* Start EXERCISE INPUT *

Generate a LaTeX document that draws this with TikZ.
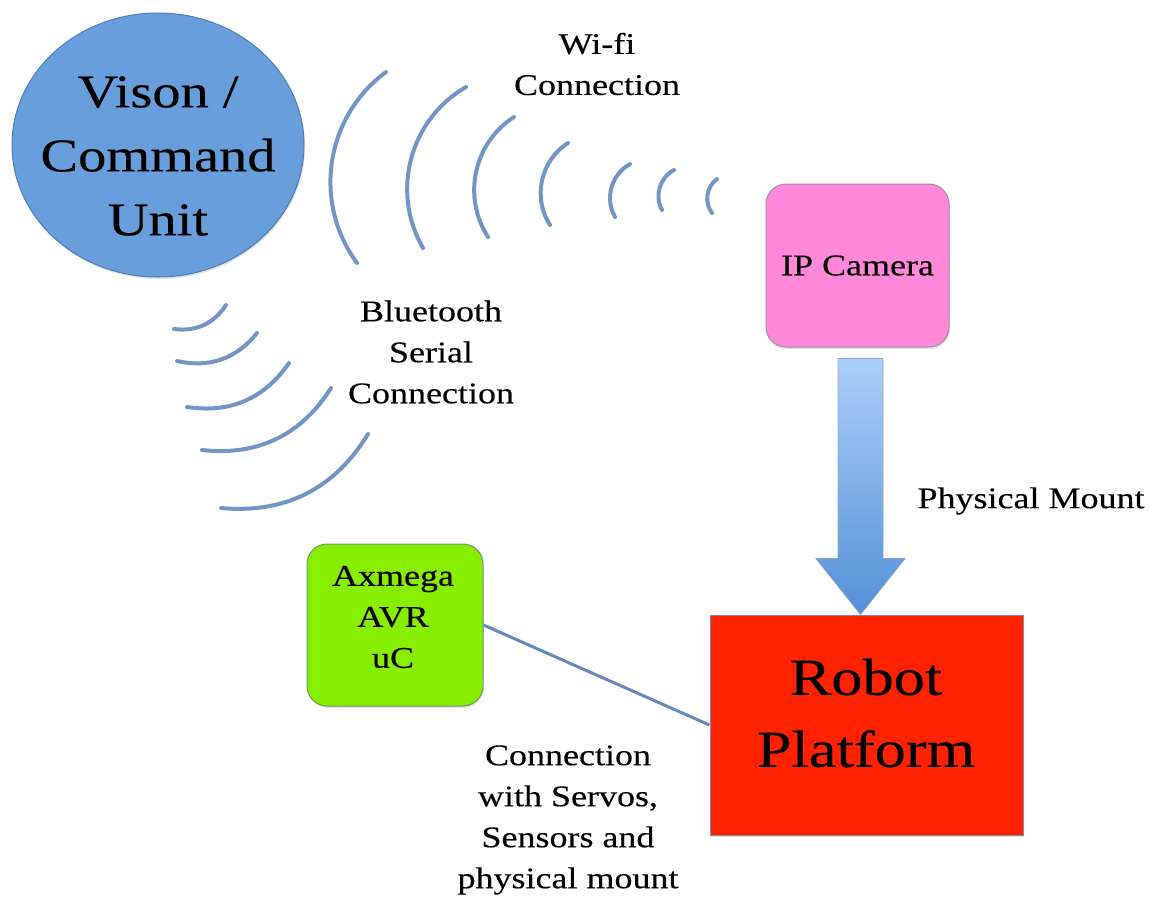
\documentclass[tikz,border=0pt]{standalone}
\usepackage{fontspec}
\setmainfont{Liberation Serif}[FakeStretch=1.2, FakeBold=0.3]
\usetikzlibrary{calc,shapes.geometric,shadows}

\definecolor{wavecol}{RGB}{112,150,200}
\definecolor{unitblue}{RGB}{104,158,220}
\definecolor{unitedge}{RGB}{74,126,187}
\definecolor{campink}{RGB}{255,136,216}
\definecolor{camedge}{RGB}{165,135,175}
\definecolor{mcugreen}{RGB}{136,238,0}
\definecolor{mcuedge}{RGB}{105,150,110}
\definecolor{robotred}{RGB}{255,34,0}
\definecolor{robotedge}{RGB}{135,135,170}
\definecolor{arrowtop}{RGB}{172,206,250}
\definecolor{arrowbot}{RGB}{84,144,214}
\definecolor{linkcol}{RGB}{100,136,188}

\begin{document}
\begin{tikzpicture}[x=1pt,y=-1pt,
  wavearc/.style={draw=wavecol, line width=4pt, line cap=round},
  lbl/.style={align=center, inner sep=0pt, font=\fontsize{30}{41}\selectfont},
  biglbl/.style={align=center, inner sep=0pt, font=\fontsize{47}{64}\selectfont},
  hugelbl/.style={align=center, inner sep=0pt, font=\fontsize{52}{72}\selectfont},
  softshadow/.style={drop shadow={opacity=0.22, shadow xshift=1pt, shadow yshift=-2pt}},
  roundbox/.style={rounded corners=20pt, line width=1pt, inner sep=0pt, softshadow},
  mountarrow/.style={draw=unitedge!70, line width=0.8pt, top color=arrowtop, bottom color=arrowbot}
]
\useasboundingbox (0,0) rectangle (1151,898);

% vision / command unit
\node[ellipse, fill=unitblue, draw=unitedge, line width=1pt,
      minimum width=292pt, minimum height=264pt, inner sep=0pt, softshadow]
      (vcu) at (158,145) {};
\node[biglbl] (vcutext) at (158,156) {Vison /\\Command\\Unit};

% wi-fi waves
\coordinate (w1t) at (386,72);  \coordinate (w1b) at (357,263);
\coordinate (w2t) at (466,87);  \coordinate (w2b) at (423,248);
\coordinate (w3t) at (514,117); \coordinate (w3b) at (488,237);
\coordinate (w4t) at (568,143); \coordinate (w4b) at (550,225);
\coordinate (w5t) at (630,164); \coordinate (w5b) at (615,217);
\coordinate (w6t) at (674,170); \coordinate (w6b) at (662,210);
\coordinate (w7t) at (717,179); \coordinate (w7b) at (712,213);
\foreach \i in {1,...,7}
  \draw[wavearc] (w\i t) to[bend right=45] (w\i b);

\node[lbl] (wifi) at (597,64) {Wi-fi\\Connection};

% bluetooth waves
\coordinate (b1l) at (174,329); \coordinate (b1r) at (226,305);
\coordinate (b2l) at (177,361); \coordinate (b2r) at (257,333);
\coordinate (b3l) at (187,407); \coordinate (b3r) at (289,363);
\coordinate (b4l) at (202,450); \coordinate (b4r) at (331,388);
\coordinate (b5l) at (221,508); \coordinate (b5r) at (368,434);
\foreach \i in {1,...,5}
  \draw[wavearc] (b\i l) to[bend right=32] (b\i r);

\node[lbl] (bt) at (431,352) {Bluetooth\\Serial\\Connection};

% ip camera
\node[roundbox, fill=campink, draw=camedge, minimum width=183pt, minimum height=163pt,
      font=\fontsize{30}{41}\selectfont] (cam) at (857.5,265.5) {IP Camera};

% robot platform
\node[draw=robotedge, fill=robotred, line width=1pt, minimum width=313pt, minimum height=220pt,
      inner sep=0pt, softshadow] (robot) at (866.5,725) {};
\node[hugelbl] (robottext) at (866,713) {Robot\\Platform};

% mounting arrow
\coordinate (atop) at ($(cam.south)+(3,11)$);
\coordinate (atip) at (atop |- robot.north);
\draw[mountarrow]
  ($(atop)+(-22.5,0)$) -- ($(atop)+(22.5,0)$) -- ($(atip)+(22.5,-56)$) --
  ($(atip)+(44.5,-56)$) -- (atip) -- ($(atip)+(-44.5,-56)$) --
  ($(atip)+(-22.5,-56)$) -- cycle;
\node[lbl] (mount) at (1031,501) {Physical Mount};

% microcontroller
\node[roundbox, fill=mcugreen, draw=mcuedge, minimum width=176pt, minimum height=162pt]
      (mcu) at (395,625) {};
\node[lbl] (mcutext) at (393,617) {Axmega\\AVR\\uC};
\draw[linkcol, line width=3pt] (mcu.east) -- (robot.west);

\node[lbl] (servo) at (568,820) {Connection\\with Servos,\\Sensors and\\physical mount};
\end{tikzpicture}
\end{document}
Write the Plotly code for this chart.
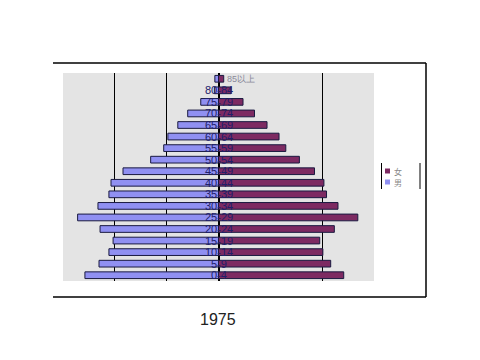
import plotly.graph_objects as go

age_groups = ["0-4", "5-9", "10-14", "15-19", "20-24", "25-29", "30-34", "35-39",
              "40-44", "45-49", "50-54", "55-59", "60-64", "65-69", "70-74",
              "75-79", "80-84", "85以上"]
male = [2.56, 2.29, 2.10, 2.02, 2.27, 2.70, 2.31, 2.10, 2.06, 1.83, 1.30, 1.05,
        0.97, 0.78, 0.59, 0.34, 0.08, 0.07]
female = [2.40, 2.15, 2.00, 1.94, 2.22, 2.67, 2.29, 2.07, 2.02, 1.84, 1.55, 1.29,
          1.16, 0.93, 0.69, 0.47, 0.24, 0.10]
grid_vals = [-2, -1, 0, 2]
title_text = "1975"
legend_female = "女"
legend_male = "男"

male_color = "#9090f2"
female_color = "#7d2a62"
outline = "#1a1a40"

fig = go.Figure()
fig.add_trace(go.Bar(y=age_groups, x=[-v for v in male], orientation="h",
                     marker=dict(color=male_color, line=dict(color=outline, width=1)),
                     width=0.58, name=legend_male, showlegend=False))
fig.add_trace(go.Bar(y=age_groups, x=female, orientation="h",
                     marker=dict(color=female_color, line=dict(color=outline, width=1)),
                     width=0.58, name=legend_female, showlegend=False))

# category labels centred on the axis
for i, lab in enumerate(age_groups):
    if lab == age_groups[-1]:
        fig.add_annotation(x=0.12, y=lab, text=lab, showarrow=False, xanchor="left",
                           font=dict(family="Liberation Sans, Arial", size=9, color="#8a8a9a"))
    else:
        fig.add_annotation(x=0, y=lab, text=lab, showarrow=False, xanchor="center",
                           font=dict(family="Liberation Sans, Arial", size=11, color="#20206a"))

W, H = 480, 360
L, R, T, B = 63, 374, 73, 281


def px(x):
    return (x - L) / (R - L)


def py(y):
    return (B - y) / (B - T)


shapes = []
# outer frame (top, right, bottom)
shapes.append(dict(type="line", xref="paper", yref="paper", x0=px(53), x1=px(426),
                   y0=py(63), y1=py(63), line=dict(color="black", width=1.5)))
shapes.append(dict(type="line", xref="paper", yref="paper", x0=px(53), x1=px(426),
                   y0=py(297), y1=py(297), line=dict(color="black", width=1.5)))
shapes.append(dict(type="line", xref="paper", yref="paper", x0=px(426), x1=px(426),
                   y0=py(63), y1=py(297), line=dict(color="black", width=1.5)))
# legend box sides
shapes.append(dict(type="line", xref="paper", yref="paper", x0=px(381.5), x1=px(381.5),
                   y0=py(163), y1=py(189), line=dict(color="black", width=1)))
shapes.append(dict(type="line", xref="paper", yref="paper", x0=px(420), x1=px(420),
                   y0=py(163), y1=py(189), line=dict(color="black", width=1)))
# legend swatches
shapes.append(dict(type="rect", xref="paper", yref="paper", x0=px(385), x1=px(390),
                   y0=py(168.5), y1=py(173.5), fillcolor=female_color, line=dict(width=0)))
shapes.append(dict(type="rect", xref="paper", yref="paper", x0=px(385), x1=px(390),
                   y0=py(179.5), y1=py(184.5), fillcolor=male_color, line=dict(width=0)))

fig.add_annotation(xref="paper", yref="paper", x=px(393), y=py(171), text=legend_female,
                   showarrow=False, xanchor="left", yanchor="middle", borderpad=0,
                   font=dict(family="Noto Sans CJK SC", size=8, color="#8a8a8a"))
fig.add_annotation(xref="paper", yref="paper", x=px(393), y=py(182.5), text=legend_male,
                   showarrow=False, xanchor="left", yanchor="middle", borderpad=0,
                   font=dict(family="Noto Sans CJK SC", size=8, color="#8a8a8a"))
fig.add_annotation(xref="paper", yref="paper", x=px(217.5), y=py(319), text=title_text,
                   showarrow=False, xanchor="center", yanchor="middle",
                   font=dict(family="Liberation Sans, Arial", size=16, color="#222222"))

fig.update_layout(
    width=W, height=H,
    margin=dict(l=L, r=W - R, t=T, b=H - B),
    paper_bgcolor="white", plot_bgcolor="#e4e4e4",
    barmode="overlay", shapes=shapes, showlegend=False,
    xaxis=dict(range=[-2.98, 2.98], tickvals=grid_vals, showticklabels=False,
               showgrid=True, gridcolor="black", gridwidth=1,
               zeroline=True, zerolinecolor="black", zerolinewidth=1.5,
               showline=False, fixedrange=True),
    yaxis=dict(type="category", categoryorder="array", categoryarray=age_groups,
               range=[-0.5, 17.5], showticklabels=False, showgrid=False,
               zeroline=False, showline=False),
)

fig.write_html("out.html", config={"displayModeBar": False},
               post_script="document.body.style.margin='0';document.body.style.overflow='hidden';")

* End EXERCISE INPUT *

◆ JOB
Copy all lines of the listing above that contain the string "with".

◆ EXPECTED ANSWER
Generate a LaTeX document that draws this with TikZ.
\node[lbl] (servo) at (568,820) {Connection\\with Servos,\\Sensors and\\physical mount};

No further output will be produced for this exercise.